- **Short exercise**
Beginning with the first line, set down every line through the one containing "from bokeh.resources import INLINE", exactly as it appears, but not the pictures.

- **Data lines**
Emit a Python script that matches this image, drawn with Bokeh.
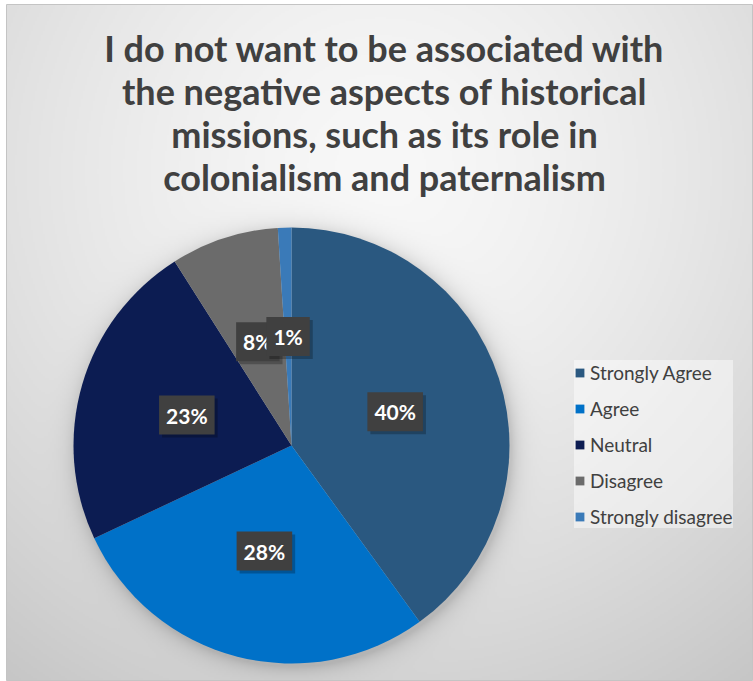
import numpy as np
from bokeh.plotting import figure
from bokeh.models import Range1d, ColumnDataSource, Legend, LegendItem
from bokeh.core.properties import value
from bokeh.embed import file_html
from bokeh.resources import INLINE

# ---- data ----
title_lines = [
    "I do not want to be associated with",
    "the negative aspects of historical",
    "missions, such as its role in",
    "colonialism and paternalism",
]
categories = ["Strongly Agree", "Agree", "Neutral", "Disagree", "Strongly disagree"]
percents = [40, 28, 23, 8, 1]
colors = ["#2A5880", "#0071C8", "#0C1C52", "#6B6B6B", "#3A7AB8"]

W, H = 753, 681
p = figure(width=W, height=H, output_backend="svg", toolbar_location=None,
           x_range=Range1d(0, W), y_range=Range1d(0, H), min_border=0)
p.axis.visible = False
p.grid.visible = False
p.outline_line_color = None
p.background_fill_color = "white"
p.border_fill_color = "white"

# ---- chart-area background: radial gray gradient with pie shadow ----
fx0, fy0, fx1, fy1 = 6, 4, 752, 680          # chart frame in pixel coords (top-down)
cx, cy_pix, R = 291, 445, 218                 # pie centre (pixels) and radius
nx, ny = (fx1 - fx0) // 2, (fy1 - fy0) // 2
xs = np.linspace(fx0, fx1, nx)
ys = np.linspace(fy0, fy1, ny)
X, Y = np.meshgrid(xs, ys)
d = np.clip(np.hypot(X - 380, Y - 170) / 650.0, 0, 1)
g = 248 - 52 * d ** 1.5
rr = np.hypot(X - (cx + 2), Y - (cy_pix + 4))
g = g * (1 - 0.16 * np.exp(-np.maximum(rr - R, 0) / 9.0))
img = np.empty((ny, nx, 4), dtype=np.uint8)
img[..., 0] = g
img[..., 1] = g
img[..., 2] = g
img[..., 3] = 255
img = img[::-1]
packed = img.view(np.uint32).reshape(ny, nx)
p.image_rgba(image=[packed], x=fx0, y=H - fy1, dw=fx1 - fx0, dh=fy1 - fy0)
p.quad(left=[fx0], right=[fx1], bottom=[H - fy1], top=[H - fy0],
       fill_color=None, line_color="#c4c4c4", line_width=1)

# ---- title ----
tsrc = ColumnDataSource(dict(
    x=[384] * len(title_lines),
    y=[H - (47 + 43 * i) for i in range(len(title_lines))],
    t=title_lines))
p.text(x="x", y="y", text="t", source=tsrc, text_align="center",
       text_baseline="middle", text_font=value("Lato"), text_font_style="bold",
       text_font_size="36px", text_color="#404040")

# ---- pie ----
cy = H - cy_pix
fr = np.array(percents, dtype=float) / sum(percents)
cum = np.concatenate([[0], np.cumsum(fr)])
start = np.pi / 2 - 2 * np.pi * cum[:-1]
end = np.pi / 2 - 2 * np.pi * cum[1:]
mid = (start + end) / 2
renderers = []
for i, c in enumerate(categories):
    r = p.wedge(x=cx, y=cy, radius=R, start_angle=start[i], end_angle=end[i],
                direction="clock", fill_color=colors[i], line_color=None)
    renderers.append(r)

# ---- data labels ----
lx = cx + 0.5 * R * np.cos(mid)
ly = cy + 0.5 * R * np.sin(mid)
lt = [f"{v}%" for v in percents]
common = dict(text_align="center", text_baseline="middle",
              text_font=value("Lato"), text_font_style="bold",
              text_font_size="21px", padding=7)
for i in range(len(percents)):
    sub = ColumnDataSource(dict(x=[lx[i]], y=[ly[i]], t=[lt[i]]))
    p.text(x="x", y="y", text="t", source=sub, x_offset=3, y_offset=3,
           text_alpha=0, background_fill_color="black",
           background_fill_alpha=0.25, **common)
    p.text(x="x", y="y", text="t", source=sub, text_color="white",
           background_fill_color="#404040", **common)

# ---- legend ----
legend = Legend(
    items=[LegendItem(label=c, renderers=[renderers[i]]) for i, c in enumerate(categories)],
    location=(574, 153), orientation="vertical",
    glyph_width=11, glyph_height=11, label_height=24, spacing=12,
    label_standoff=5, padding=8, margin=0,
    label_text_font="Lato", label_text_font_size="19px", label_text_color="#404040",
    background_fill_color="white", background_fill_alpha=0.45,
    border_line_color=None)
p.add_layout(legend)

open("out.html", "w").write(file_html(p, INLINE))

- **Response for this exercise**
Emit a Python script that matches this image, drawn with Bokeh.
import numpy as np
from bokeh.plotting import figure
from bokeh.models import Range1d, ColumnDataSource, Legend, LegendItem
from bokeh.core.properties import value
from bokeh.embed import file_html
from bokeh.resources import INLINE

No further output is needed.